Friday, February 8, 2013

The Observance of Lent

THE BOOK OF COMMON PRAYER
ASHE WEDNESDAY:  THE OBSERVANCE OF A HOLY LENT

Dear People of God: The first Christians observed with great devotion the days of our Lord's passion and resurrection, and it became the custom of the Church to prepare for tehm by a season of penitence and fasting.  This season of Lent provided a time in which converts to the faith were prepared for Holy Baptism.  It was also a time when those, who, because of notorious sins, had been separated from the body of the faithful were reconciled by penitence and forgiveness, and retored to the fellowship of the Church.  Therefore, the whole congregation was put in mind of the message of pardon, and absolution set forth in the Gospel of our Savior, and of the need which all Christians continually have to renew their repentance and faith.

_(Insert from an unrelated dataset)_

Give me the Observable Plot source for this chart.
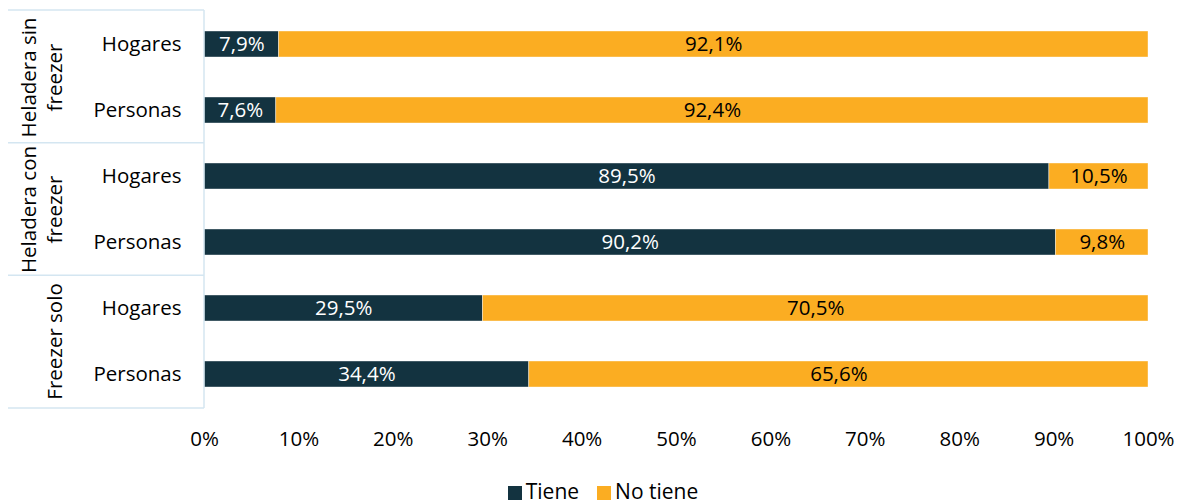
<!DOCTYPE html>
<html>
<head>
<meta charset="utf-8">
<script src="https://cdn.jsdelivr.net/npm/d3@7"></script>
<script src="https://cdn.jsdelivr.net/npm/@observablehq/plot@0.6"></script>
<style>
  html, body { margin: 0; padding: 0; background: #fff; }
  #chart { width: 1186px; }
  .legend { display: flex; justify-content: center; align-items: center; gap: 18px;
    font-family: "Open Sans", sans-serif; font-size: 21px; color: #000; margin-top: 7px; padding-left: 20px; }
  .legend span.sw { display: inline-block; width: 14px; height: 14px; margin-right: 4px; vertical-align: -1px; }
</style>
</head>
<body>
<div id="chart"></div>
<script>
const groups = ["Heladera sin freezer", "Heladera con freezer", "Freezer solo"];
const groupLabels = ["Heladera sin\nfreezer", "Heladera con\nfreezer", "Freezer solo"];
const units = ["Hogares", "Personas"];
const series = ["Tiene", "No tiene"];
const colors = ["#133340", "#FBAD22"];
const textColors = ["#ffffff", "#000000"];
const tiene =   [7.9, 7.6, 89.5, 90.2, 29.5, 34.4];
const noTiene = [92.1, 92.4, 10.5, 9.8, 70.5, 65.6];
const xTicks = [0, 10, 20, 30, 40, 50, 60, 70, 80, 90, 100];

const rows = [];
groups.forEach((g, gi) => {
  units.forEach((u, ui) => {
    const k = gi * units.length + ui;
    rows.push({group: g, unit: u, serie: series[0], value: tiene[k]});
    rows.push({group: g, unit: u, serie: series[1], value: noTiene[k]});
  });
});
const fmt = v => v.toFixed(1).replace(".", ",") + "%";

const W = 1186, H = 470, ML = 204, MR = 38, MT = 10, MB = 62;
const font = "'Open Sans', sans-serif";
const FS = 20.5;

const chart = Plot.plot({
  width: W, height: H,
  marginLeft: ML, marginRight: MR, marginTop: MT, marginBottom: MB,
  style: {fontFamily: font, fontSize: FS + "px", color: "#000", background: "#fff"},
  x: {domain: [0, 100]},
  y: {domain: units, paddingInner: 0.608, paddingOuter: 0.304},
  fy: {domain: groups, padding: 0, axis: null},
  color: {domain: series, range: colors},
  marks: [
    Plot.barX(rows, Plot.stackX({x: "value", y: "unit", fy: "group", fill: "serie", order: null, stroke: "#ffffff", strokeOpacity: 0.5, strokeWidth: 0.8})),
    Plot.text(rows, Plot.stackX({x: "value", y: "unit", fy: "group", order: null,
      text: d => fmt(d.value),
      fill: d => textColors[series.indexOf(d.serie)],
      fontSize: FS})),
    Plot.text(groups, {fy: d => d, text: (d, i) => groupLabels[i], frameAnchor: "left",
      textAnchor: "middle", rotate: -90, dx: -143, lineAnchor: "bottom", lineHeight: 1.25,
      fontSize: FS, fill: "#000"}),
    Plot.axisY({tickSize: 0, tickPadding: 23, fontSize: FS, label: null, textAnchor: "end", fill: "#000"}),
    Plot.axisX({ticks: xTicks, tickSize: 0, tickPadding: 24, fontSize: FS, label: null,
      tickFormat: d => d + "%", fill: "#000"})
  ]
});

// divider lines in the left margin
const svg = d3.select(chart);
const bottom = H - MB;
const fh = (bottom - MT) / groups.length;
const lineColor = "#d4e6f1";
const gl = svg.append("g").attr("stroke", lineColor).attr("stroke-width", 1.5);
gl.append("line").attr("x1", ML).attr("x2", ML).attr("y1", MT).attr("y2", bottom);
for (let i = 0; i <= groups.length; i++) {
  gl.append("line").attr("x1", 8).attr("x2", ML).attr("y1", MT + i * fh).attr("y2", MT + i * fh);
}

document.getElementById("chart").appendChild(chart);

const legend = d3.select("#chart").append("div").attr("class", "legend");
series.forEach((s, i) => {
  const item = legend.append("div");
  item.append("span").attr("class", "sw").style("background", colors[i]);
  item.append("span").text(s);
});
</script>
</body>
</html>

I invite you, therefore, in the name of the Church, to the observance of a holy Lent, by self-examination and repentence; by prayer, fasting, and self-denial; and by reading and meditating on God's holy Word.  ..... 

THE RULE OF SAINT BENEDICT (RB)
CHAPTER XLIX  THE OBSERVANCE OF LENT

Although the monk's life ought at all seasons to bear a Lenten character such strength is found only in a few.  Therefore we urge the brethren to keep the days of Lent with a special purity of life and also at this holy season to make reparation for the failings of other times.  This reparation will be worthily performed if we guard ourselves from all our faults and apply ourselves to prayer with tears, to reading, to compuction of heart and to abstinence.  Therefore at this season let us increase in some way the normal standard of our service, as for example, by special prayers, or by a diminution in food and drink; and so let each one spontaneously in the joy of the Holy Spirit make some offering to God concerning the allowance granted him.  Thus he may reduce food and drink for his body, or his sleep, or his talkativeness or his looseness in speech, and so with the joy of spiritual desire, look forward to holy Easter.

But every brother should propose to the Abbot whatever he intends to offer, and it shouild be performed with his blessing and approval.  For anything done without the permission of the spiritual father will be put down to presumption and vainglory, and desriving no reward.  Everything, therefore, must be carried out with the approval of the Abbot.